While the end result may not become a reality for two or three years, a proposal for a new hog fuel boiler for Abitibi-Consolidated’s mill here will be ready by the end of March, mill manager John Harrison noted last week.
“We’re in very preliminary stages. We’re trying to put together a project proposal we can take forward to the company,” he said. “We’re probably two or three months away from being in a position where we’ll even have the project assembled.
“So an awful lot of what’s going on right now is background work to making sure things are in order if we did manage to put a successful project forward,” he added.
“We’re quite a ways a way from having an approved project, but it’s good people are excited about it,” Harrison added. “People are getting aligned on the issue and feel that it’s a thing we need.
“And we’re getting our homework done ahead of time to make sure the infrastructure changes in the town are done.”
Harrison stressed the proposed hog fuel boiler would not replace the current co-gen plant, but supplement its power generation.
“It allows us to use renewable cost-effective fuel to generate steam to supply the mill, and also generate electricity,” he explained. “It doesn’t do away with the gas turbine we have in place.

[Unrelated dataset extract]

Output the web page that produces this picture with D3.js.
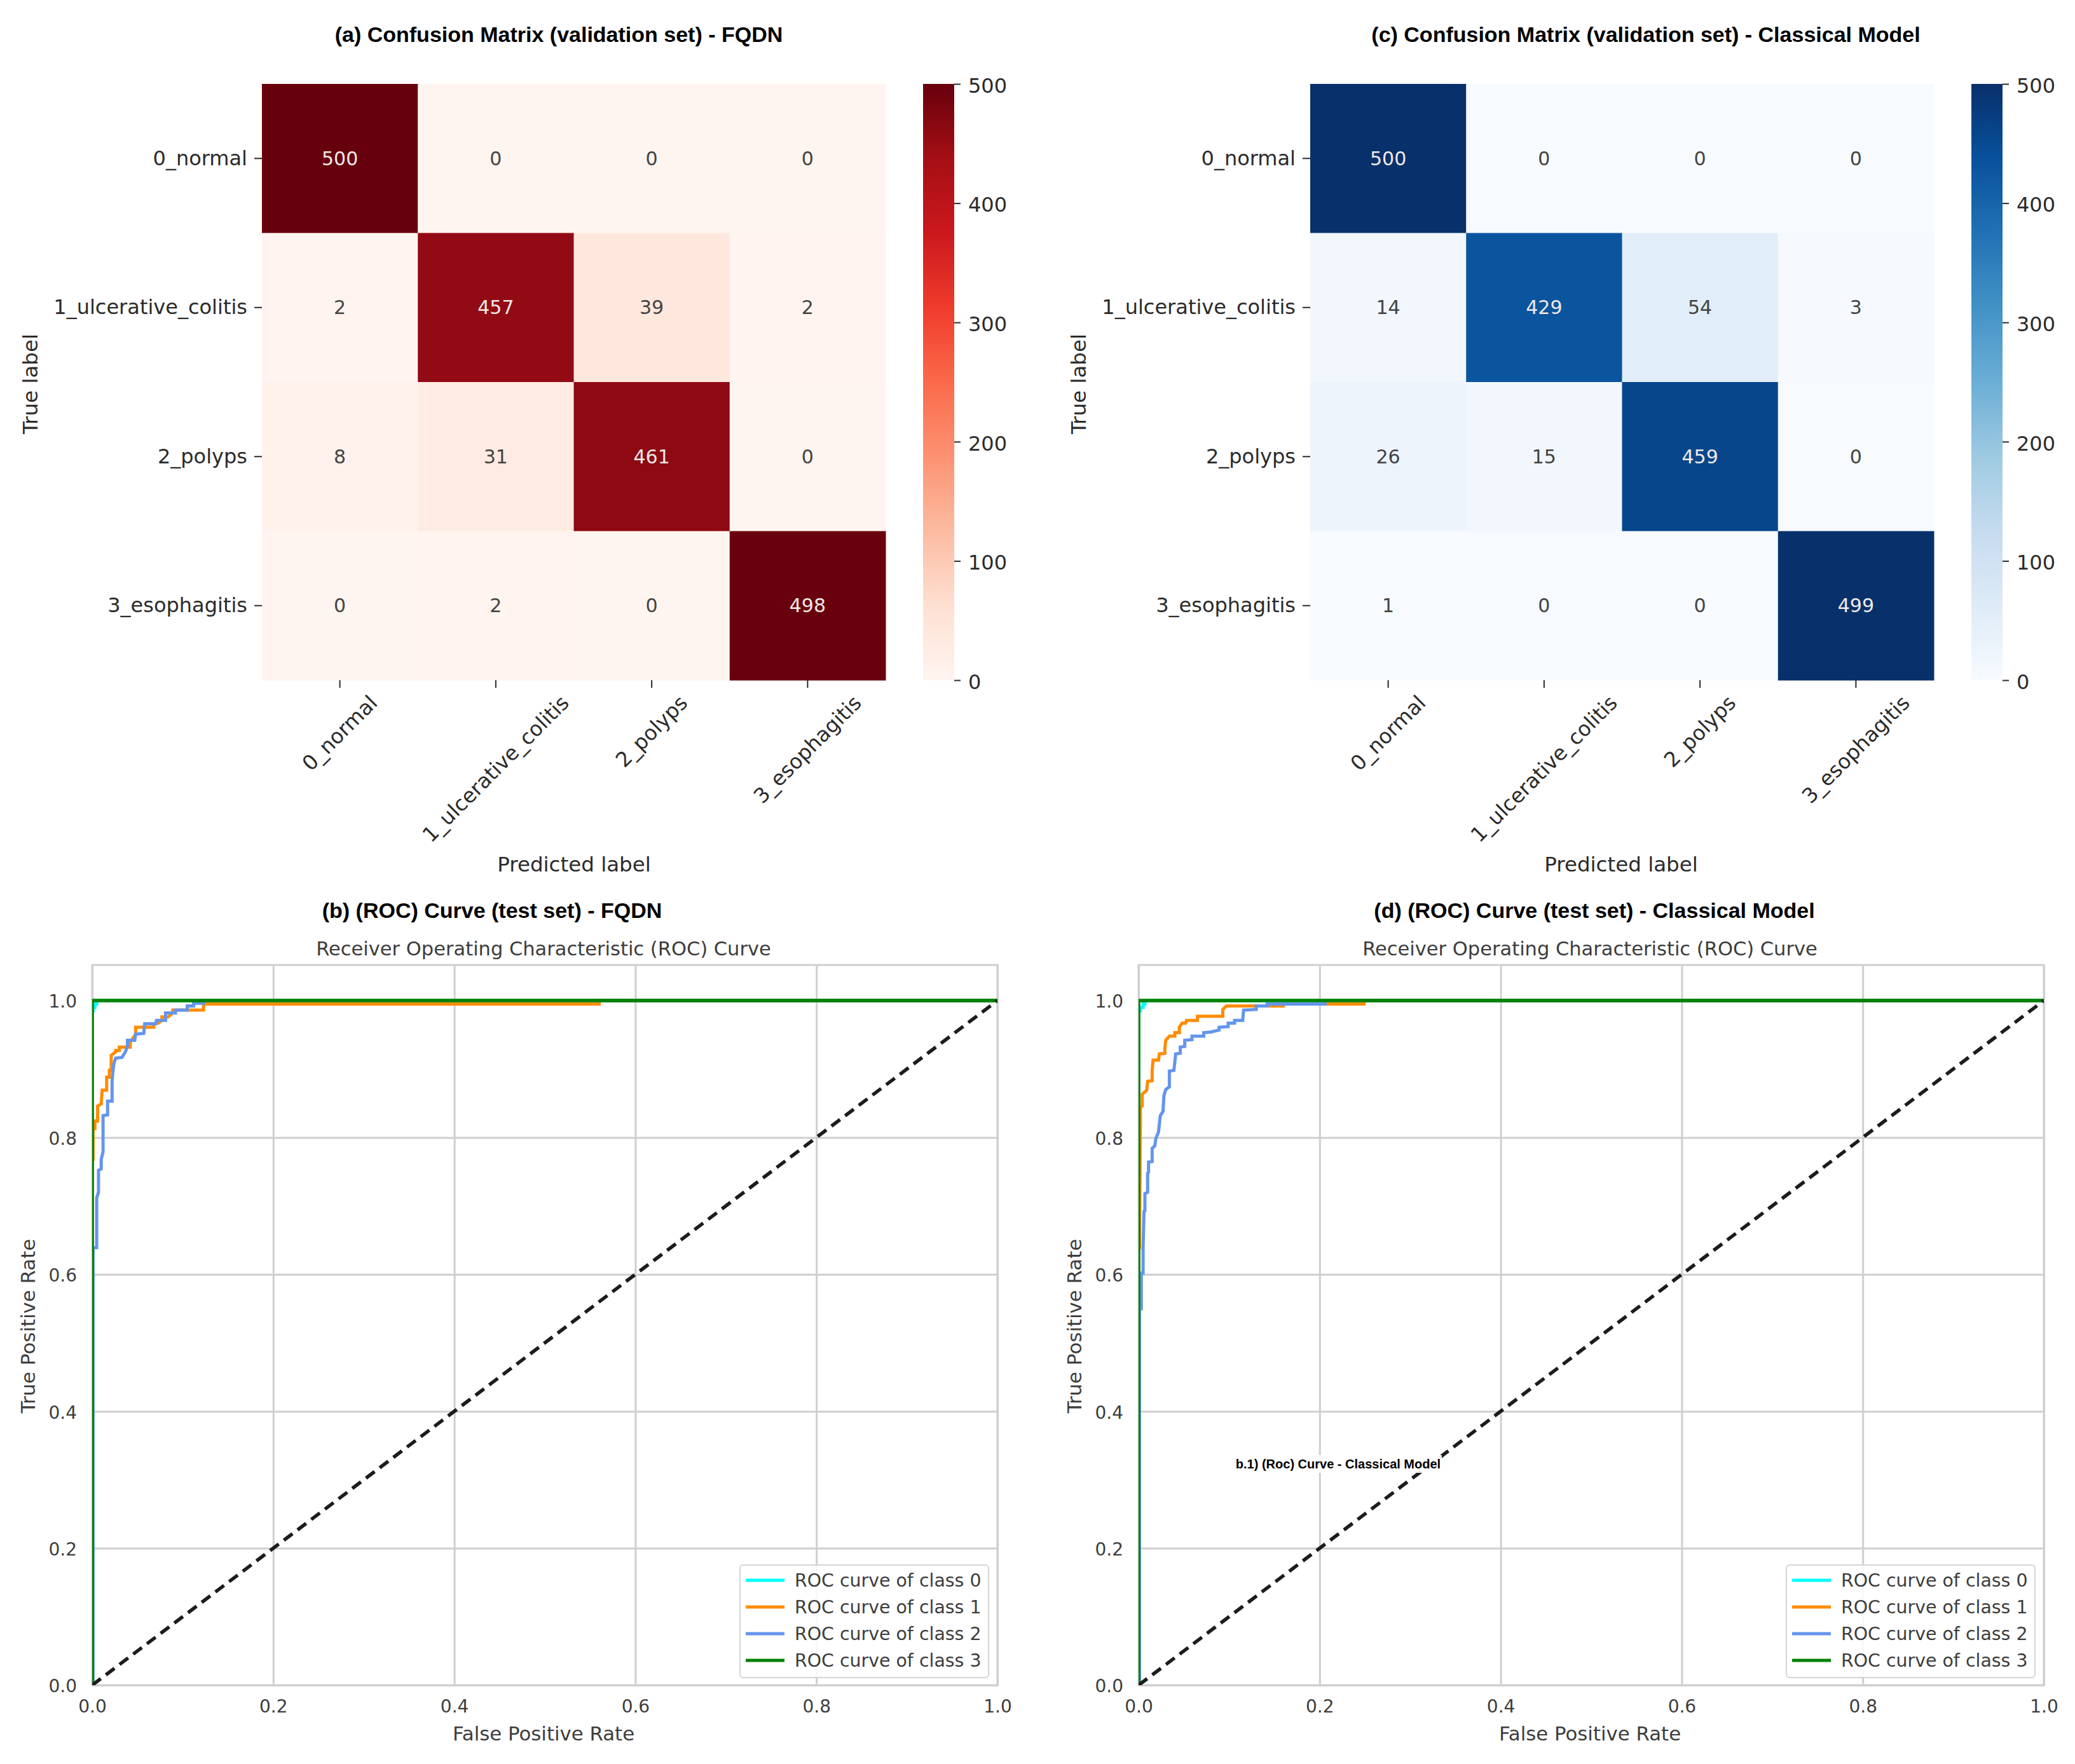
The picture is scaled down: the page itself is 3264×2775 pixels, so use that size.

“Typically, in the past, the co-gen facility was making more electricity than the mill consumed. So, in fact, the flow of electricity was going out of the plant when the co-gen’s running,” Harrison noted.
“If we were only running the new hog fuel boiler, running the steam turbine, we’d probably be slight net importers of power into the mill.
“If you also managed to get gas prices that allowed you to run the gas turbine cost-effectively, we’d be back into a position of pushing power out of the mill into the grid.
“It will supply most, but it will not supply 100 percent of the power we need for the mill.”
Harrison stressed this project is very important for the local mill. “It’s a huge cost-savings potential for us. We haven’t finalized the numbers, but it looks very good,” he remarked.
“I can’t quote you numbers because we haven’t got the project analysis done,” he added. “But it’s definitely going to turn the steam costs and electricity costs for the mill to a much more favourable position than we’re in today.”
Harrison also noted utilizing wood waste in this way is far more efficient than putting it in a landfill or burning slash piles.
He said the hog fuel boiler is a major project, not only in cost (it could run between $50 million-$60 million) but as far as site planning for the facility.
“In rough terms, [the hog fuel boiler] will probably end up being the same size as the co-gen facility,” Harrison said. “The boiler itself is not so much a large facility as is the mechanism to feed it the bark.
“That’s what’s going to take up a large area—the laydown area for refuse and the conveyor system to deliver refuse to the boiler, and the pile we need for feeding it.”
Harrison noted while Abitibi’s mill in Kenora had a hog fuel boiler, it could not be used here.
“It’s not one that would suitable for use here,” he remarked, adding the one in Kenora is “a much smaller version” of one that could be operational here in the future.
As reported in last week’s Times, Abitibi applied to the Town of Fort Frances to re-zone some of its property, amend the official plan, and stop up portions of two streets (Portage Avenue from Nelson Street to Sinclair Street, and Sinclair Street from Portage Avenue to the west side of Victoria Avenue) in preparation for the possible hog fuel boiler here.